- **Supplied entries**:

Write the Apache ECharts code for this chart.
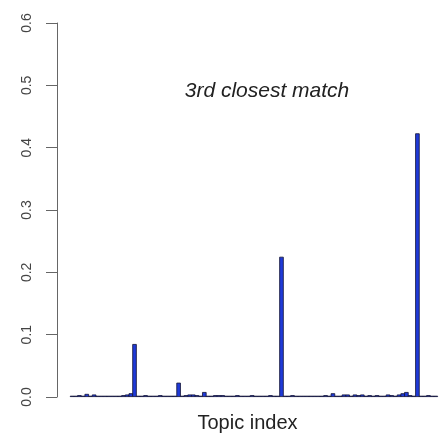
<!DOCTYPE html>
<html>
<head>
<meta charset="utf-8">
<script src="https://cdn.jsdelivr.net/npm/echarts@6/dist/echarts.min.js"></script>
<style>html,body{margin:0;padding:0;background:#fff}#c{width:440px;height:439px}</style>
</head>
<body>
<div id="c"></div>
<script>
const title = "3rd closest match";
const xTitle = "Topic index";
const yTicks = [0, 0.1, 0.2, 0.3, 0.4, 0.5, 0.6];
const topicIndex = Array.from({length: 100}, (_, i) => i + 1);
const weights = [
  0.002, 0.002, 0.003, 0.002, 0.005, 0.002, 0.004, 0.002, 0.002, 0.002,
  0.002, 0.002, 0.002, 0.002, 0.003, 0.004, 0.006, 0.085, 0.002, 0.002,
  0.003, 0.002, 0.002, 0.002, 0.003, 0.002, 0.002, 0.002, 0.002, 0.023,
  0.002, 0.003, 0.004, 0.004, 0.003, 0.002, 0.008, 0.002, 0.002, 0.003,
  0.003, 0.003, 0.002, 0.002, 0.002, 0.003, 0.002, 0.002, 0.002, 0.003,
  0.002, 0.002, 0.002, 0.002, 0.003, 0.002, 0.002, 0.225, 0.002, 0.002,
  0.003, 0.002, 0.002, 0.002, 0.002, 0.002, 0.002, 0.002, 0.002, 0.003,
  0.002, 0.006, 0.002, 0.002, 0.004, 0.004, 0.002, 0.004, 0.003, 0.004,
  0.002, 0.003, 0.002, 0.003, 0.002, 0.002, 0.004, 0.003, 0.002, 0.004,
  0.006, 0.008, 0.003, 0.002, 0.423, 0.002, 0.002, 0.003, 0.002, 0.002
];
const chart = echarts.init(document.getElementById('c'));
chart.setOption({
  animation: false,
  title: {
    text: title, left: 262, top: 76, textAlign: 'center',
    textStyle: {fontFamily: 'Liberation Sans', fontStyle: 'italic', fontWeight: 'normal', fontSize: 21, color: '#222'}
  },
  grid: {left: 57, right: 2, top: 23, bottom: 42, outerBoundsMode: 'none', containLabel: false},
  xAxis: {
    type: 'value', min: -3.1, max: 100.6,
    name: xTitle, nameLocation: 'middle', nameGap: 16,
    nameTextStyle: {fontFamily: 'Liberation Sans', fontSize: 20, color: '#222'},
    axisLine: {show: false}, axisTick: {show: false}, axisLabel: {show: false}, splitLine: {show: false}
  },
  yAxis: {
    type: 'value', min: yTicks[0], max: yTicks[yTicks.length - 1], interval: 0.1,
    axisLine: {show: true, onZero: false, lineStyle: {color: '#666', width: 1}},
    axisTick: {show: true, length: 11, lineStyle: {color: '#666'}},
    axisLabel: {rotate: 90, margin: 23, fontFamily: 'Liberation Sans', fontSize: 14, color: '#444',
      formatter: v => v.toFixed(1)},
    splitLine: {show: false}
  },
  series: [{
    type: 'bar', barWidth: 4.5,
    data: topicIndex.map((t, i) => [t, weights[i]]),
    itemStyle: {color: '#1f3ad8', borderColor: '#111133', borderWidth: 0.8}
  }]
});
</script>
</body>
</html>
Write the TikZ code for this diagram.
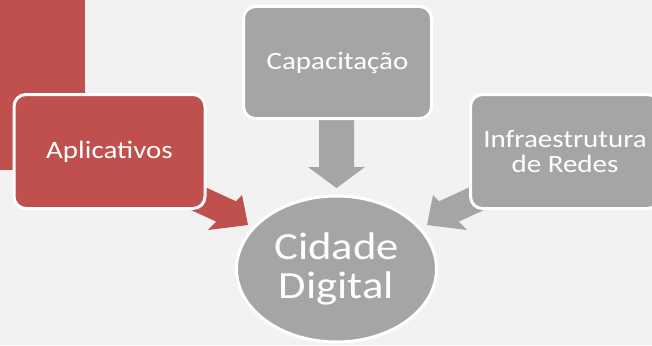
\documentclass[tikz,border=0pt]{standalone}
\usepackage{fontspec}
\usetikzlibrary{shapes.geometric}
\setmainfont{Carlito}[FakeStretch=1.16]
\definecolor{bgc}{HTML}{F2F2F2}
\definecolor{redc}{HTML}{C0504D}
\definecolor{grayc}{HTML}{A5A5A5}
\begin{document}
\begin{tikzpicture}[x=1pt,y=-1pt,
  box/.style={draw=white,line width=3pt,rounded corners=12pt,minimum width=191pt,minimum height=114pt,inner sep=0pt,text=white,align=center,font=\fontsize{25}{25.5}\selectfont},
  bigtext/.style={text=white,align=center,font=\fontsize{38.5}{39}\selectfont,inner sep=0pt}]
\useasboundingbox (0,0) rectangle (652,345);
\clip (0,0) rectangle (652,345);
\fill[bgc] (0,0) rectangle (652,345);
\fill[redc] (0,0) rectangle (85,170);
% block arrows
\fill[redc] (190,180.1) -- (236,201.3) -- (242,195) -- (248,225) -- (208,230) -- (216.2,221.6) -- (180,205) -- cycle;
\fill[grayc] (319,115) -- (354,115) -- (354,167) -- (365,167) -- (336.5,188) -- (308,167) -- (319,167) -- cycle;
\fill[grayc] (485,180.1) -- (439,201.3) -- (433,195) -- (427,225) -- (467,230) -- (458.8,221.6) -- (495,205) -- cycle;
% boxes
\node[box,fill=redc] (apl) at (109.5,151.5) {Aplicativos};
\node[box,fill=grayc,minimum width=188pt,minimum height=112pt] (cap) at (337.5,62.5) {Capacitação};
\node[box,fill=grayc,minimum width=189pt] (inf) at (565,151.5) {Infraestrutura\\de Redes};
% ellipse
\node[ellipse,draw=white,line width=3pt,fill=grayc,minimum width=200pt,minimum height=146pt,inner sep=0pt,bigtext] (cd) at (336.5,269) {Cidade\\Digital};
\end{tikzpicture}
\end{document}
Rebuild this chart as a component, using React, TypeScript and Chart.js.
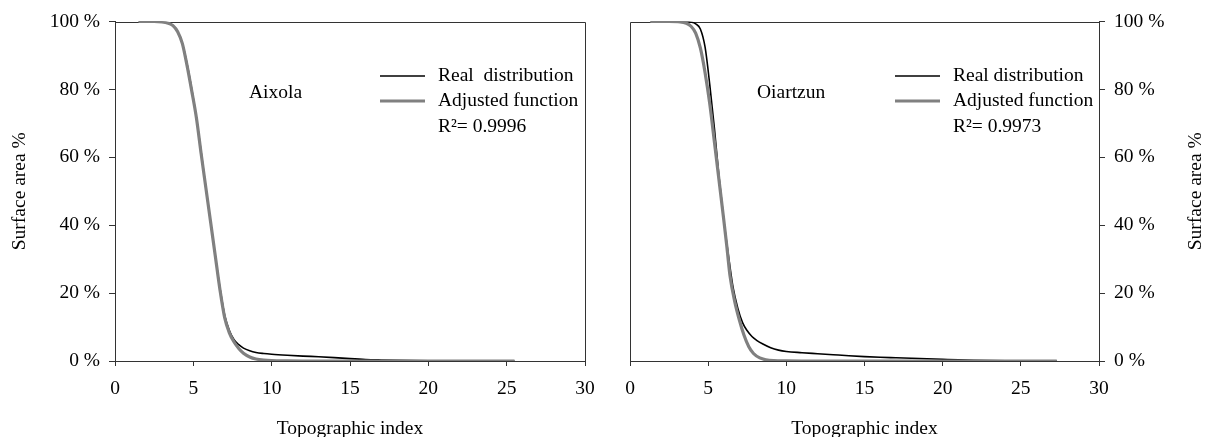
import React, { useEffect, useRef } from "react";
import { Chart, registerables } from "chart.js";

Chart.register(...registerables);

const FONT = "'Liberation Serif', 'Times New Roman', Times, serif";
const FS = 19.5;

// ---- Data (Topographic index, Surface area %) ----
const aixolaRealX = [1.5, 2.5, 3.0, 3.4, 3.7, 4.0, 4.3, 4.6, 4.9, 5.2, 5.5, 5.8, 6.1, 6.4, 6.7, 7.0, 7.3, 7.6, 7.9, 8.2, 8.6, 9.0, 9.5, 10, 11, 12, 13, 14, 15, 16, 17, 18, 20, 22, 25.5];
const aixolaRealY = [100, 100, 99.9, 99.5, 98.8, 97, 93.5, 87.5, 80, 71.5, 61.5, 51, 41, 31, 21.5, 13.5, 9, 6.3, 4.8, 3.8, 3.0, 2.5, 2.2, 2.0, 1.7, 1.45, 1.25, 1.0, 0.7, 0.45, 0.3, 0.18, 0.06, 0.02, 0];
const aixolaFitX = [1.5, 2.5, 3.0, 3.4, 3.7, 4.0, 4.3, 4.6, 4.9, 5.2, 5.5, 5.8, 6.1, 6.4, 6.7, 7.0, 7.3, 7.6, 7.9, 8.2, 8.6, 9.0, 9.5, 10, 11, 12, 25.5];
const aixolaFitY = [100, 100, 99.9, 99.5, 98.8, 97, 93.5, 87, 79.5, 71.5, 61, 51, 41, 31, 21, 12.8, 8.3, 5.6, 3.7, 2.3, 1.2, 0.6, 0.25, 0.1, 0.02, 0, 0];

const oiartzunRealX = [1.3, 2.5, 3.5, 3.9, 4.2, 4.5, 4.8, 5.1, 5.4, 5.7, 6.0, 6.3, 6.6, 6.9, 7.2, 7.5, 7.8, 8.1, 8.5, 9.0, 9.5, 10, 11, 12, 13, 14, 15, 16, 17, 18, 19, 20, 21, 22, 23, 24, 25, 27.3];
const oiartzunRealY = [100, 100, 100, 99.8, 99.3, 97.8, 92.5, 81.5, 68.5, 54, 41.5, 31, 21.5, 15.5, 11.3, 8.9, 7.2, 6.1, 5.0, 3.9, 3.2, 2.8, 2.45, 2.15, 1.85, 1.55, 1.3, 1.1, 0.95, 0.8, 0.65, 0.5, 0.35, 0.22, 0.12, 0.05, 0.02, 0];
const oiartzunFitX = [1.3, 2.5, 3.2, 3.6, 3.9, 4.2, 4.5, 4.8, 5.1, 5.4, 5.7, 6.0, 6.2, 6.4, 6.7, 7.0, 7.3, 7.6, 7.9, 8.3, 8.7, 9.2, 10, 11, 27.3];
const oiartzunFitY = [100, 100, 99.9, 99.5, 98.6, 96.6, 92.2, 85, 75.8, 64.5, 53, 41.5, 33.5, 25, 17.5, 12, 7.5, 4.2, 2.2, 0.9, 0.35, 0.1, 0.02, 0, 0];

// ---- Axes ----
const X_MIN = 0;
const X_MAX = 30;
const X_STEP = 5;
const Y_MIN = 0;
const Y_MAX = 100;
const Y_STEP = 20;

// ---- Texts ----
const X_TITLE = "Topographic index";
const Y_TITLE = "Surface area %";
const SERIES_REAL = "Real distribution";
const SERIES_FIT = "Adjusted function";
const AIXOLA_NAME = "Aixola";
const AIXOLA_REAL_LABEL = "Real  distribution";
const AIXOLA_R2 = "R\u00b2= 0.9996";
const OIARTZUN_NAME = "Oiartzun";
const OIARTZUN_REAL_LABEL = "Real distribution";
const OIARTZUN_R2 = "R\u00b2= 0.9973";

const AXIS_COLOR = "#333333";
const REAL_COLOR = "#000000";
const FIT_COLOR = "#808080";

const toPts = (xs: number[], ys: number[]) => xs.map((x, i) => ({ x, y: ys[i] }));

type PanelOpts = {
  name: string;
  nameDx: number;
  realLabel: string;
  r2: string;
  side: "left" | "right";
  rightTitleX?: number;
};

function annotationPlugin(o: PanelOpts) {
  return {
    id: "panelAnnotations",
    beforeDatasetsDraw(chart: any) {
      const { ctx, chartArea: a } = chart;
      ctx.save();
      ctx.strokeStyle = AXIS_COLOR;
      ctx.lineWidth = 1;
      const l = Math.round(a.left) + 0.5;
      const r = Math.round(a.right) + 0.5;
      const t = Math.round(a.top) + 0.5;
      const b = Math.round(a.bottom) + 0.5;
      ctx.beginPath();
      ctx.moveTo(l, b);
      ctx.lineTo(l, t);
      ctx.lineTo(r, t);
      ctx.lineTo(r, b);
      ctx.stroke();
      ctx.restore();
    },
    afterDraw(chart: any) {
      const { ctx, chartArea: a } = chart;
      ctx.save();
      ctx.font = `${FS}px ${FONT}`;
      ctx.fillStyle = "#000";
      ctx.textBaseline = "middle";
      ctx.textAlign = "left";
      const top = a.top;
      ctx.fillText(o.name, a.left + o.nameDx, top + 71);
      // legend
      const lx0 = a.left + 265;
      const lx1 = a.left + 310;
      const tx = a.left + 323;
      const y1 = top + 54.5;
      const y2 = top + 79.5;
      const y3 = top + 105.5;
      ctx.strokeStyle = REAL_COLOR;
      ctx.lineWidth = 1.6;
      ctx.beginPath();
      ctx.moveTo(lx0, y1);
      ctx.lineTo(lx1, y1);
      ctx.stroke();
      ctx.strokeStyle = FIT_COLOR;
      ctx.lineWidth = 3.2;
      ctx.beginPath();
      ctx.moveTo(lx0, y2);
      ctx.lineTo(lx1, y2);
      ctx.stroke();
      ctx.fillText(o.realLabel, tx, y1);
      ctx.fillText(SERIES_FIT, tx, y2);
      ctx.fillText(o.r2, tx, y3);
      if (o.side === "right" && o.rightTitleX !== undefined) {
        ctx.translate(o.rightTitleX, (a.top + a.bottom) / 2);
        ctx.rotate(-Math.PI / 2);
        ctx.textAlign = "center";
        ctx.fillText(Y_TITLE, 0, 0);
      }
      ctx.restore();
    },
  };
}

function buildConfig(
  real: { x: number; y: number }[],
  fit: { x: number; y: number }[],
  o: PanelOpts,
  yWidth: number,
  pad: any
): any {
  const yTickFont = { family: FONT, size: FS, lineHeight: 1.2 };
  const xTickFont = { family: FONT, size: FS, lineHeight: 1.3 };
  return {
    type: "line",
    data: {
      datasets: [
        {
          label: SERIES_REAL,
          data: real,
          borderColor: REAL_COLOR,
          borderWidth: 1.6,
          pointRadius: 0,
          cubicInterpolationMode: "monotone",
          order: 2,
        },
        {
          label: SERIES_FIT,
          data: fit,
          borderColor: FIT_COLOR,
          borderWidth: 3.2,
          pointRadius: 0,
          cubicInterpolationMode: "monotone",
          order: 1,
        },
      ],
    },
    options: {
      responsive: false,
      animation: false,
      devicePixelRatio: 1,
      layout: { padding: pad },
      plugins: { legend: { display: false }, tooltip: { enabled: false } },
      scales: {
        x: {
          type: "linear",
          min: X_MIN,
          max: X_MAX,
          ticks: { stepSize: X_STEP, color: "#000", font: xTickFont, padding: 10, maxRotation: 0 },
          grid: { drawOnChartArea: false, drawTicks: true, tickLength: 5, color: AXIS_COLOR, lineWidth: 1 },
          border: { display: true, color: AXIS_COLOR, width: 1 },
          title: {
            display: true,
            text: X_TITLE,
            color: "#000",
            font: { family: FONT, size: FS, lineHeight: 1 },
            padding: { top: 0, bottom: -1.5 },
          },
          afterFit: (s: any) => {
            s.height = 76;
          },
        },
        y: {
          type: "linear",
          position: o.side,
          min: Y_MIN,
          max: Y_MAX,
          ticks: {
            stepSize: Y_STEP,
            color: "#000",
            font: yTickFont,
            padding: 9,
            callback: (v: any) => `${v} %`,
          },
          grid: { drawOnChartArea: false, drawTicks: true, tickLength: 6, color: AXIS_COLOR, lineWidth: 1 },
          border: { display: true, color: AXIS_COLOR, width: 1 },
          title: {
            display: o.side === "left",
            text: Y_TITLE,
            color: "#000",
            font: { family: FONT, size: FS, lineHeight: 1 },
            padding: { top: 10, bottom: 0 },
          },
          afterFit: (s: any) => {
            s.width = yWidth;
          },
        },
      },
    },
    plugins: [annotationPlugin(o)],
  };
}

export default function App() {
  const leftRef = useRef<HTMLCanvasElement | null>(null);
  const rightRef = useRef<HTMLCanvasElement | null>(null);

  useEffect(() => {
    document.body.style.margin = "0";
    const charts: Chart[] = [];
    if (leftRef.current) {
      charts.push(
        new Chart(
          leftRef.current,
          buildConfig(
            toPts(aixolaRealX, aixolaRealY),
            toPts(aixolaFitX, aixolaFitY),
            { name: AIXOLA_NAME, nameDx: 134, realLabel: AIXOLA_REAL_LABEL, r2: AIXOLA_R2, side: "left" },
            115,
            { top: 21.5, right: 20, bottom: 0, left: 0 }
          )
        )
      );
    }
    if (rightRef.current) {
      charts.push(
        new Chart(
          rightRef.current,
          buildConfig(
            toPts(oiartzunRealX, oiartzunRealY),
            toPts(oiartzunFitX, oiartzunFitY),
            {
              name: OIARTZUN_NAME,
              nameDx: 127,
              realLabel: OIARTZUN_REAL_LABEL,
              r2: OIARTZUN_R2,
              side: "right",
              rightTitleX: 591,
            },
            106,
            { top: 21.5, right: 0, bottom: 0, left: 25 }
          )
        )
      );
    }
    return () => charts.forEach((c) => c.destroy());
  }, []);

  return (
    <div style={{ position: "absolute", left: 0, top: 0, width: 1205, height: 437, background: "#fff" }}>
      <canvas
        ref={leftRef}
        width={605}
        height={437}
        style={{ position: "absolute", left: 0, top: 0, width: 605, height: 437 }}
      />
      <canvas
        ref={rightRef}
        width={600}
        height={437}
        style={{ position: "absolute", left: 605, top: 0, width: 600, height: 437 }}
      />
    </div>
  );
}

- **Exercise brief**: Your task is to list each line of the records with the word "React".

- **Solution for this exercise**:
Rebuild this chart as a component, using React, TypeScript and Chart.js.
import React, { useEffect, useRef } from "react";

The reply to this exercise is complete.